Guidarelli sited James Dyson’s 5,600 iterations of a vacuum as proof failure can be part of success. Dyson’s vacuums had been preceded by failed attempts to invent a fiberglass hoverboard and a better wheelbarrel. The eventual vacuum design of Sir James Dyson has earned the innovator an estimated $2 billion.
A second story of success post-failure was of Stanford computer scientist and Internet entrepreneur Brian Acton. In 2009, after having his application to work at Facebook rejected, Guidarelli said, a disappointed Acton posted on his Twitter account, ” Facebook turned me down… looking forward to life’s next adventure!” What happened next? In 2014, Mark Zuckerberg ultimately bought “WhatsApp”, the mobile messaging company developed by Brian Acton and his collaborator Jan Koum, for $19 billion. Had the men been successfully employed by Facebook they wouldn’t have been free to develop the popular app.
Guidarelli said immediate public announcement of disappointment helps diminish the isolating sense of failure, allowing one to more quickly pivot to the next phase of creativity. Rather than wallow in demoralizing behaviors, owning failure allows one to re-frame loss into a potentially positive construal, adding narrative that can change failure into a transient setback.

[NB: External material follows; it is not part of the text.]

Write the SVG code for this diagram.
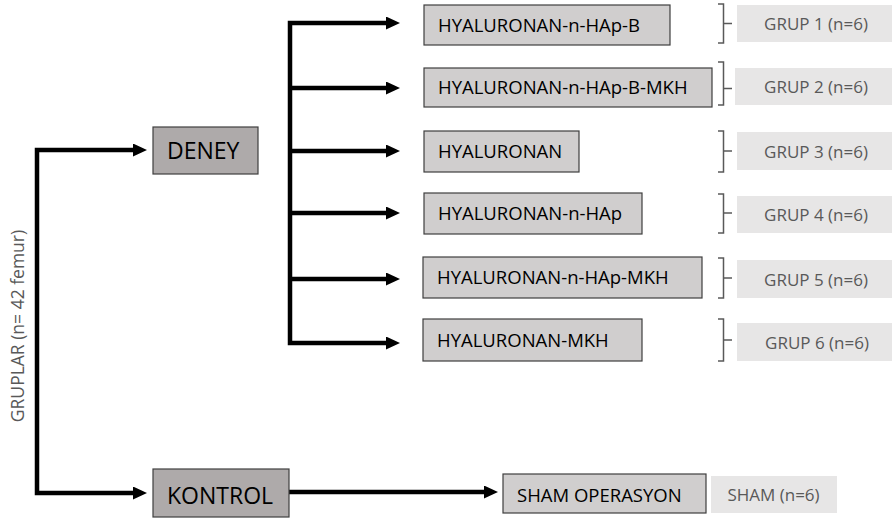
<svg xmlns="http://www.w3.org/2000/svg" width="892" height="523" viewBox="0 0 892 523">
<style>
  text { font-family: "Open Sans", "Noto Sans", "DejaVu Sans", sans-serif; }
  .main { fill: #aeaaaa; stroke: #3f3f3f; stroke-width: 1.2; }
  .sub { fill: #d0cece; stroke: #3f3f3f; stroke-width: 1.2; }
  .lab { fill: #e7e6e6; stroke: none; }
  .tmain { font-size: 23px; fill: #000; }
  .tsub { font-size: 18.5px; fill: #000; font-weight: 500; }
  .tlab { font-size: 17px; fill: #595959; text-anchor: middle; }
  .conn { fill: none; stroke: #000; stroke-width: 4.5; stroke-linejoin: miter; }
  .br { fill: none; stroke: #595959; stroke-width: 1.5; }
</style>
<defs>
  <marker id="ah" markerUnits="userSpaceOnUse" markerWidth="16" markerHeight="14" refX="1" refY="6.5" orient="auto-start-reverse" viewBox="0 0 16 14">
    <path d="M0,0 L14,6.5 L0,13 Z" fill="#000"/>
  </marker>
</defs>

<g id="connectors">
  <path class="conn" d="M134 150 H37 V493 H134" marker-start="url(#ah)" marker-end="url(#ah)"/>
  <path class="conn" d="M387 23 H290 V343 H387" marker-start="url(#ah)" marker-end="url(#ah)"/>
  <path class="conn" d="M290 88 H387" marker-end="url(#ah)"/>
  <path class="conn" d="M290 151 H387" marker-end="url(#ah)"/>
  <path class="conn" d="M290 213 H387" marker-end="url(#ah)"/>
  <path class="conn" d="M290 279 H387" marker-end="url(#ah)"/>
  <path class="conn" d="M289 492 H485" marker-end="url(#ah)"/>
</g>

<g id="label-gruplar">
  <text transform="translate(24 326) rotate(-90)" text-anchor="middle" font-size="17.5" fill="#595959">GRUPLAR (n= 42 femur)</text>
</g>

<g id="node-deney">
  <rect class="main" x="153" y="127" width="105" height="47"/>
  <text class="tmain" x="167" y="159">DENEY</text>
</g>
<g id="node-kontrol">
  <rect class="main" x="153" y="469" width="136" height="48"/>
  <text class="tmain" x="167" y="504">KONTROL</text>
</g>

<g id="node-r1">
  <rect class="sub" x="424" y="5" width="246" height="40"/>
  <text class="tsub" x="438" y="31.5">HYALURONAN-n-HAp-B</text>
</g>
<g id="node-r2">
  <rect class="sub" x="424" y="68" width="288" height="39"/>
  <text class="tsub" x="438" y="94">HYALURONAN-n-HAp-B-MKH</text>
</g>
<g id="node-r3">
  <rect class="sub" x="424" y="131" width="155" height="41"/>
  <text class="tsub" x="438" y="158">HYALURONAN</text>
</g>
<g id="node-r4">
  <rect class="sub" x="424" y="193" width="218" height="41"/>
  <text class="tsub" x="438" y="220">HYALURONAN-n-HAp</text>
</g>
<g id="node-r5">
  <rect class="sub" x="423" y="257" width="279" height="41"/>
  <text class="tsub" x="437" y="284">HYALURONAN-n-HAp-MKH</text>
</g>
<g id="node-r6">
  <rect class="sub" x="423" y="319" width="219" height="42"/>
  <text class="tsub" x="437" y="346.5">HYALURONAN-MKH</text>
</g>
<g id="node-sham">
  <rect class="sub" x="503" y="474" width="203" height="39"/>
  <text class="tsub" x="517" y="502">SHAM OPERASYON</text>
</g>

<g id="brackets">
  <path class="br" d="M718 4 H723.5 V43 H718 M723.5 23.5 H732"/>
  <path class="br" d="M718 62 H723.5 V105 H718 M723.5 88.5 H732"/>
  <path class="br" d="M718 131 H723.5 V172 H718 M723.5 151 H732"/>
  <path class="br" d="M718 194 H723.5 V233 H718 M723.5 213 H732"/>
  <path class="br" d="M718 258 H723.5 V298 H718 M723.5 278 H732"/>
  <path class="br" d="M718 319 H723.5 V361 H718 M723.5 340 H732"/>
</g>

<g id="label-g1">
  <rect class="lab" x="737" y="5" width="155" height="37"/>
  <text class="tlab" x="816" y="29.5">GRUP 1 (n=6)</text>
</g>
<g id="label-g2">
  <rect class="lab" x="735" y="68" width="157" height="37"/>
  <text class="tlab" x="816" y="93">GRUP 2 (n=6)</text>
</g>
<g id="label-g3">
  <rect class="lab" x="737" y="132" width="155" height="38"/>
  <text class="tlab" x="816" y="157.5">GRUP 3 (n=6)</text>
</g>
<g id="label-g4">
  <rect class="lab" x="737" y="196" width="155" height="37"/>
  <text class="tlab" x="816" y="221">GRUP 4 (n=6)</text>
</g>
<g id="label-g5">
  <rect class="lab" x="737" y="260" width="155" height="38"/>
  <text class="tlab" x="816" y="285.5">GRUP 5 (n=6)</text>
</g>
<g id="label-g6">
  <rect class="lab" x="737" y="323" width="155" height="38"/>
  <text class="tlab" x="817" y="348.5">GRUP 6 (n=6)</text>
</g>
<g id="label-sham">
  <rect class="lab" x="711" y="476" width="126" height="37"/>
  <text class="tlab" x="773.5" y="501">SHAM (n=6)</text>
</g>
</svg>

The second step of “The’ F’ Word” lecture required inter-personal reflection. While drawing concentric circles on the black board, Guidarelli asked attendees to imagine who is in the epicenter of their life, thereafter recognizing the influence of that person. If the value of the epicenter is positive irrespective of failure, the innovator tends to evaluate business failures to be of less significance. Moving away from the epicenter, one must consider the value of affiliations with other associates, determining who is uplifting and energizing or demoralizing and detrimental to success. The key to that exercise was to recognize who to surround one’s self with, and who should be jettisoned from your life’s circle.
Articulation of potential pluses and minuses of a business plan is the third ideal in failure management. Rapid cue detection of assets and impediments allows for quick redirection away from trouble and towards a goal. The lecture further stressed practicing the mantra “If this, then that.” In many ways it’s similar to the Boy Scouts model of always being prepared for success and failure. The lecture also suggested innovators remain determined to maintain “a keep going attitude,” especially in the face of disappointment.
The final tenant of the evening was perhaps the most controversial. Guidarelli suggested innovators be fearless and set themselves up for failure. Pushing boundaries into a nebulous zone can be a desirable option for business, provided there will be no known negative impact of family relationships. He suggests pressing beyond a comfort zone, choosing instead a direction where one has no clue what will happen next. Sometimes, when venture annexes the power of creativity, ground-breaking innovations are born.
Developing a sense of resilience to failure is essential to the spirit of innovation, said Guidarelli, who compares the process to building muscle mass. He suggests participating in confidence-boosting exercises, experiencing any unfamiliar activity, without obvious negative social or business repercussion, is often a learning experience that psychologically rewards risk and failure without consequence. The resilience training exercise underscores failure can be fun and temporal.
The lecture concluded reminding innovators to see “The ‘F’ Word” as a positive construal that incubates ideas in the process of success.
Guidarelli’s final note written on the Hi I-Lab chalk board: I’m-Possible!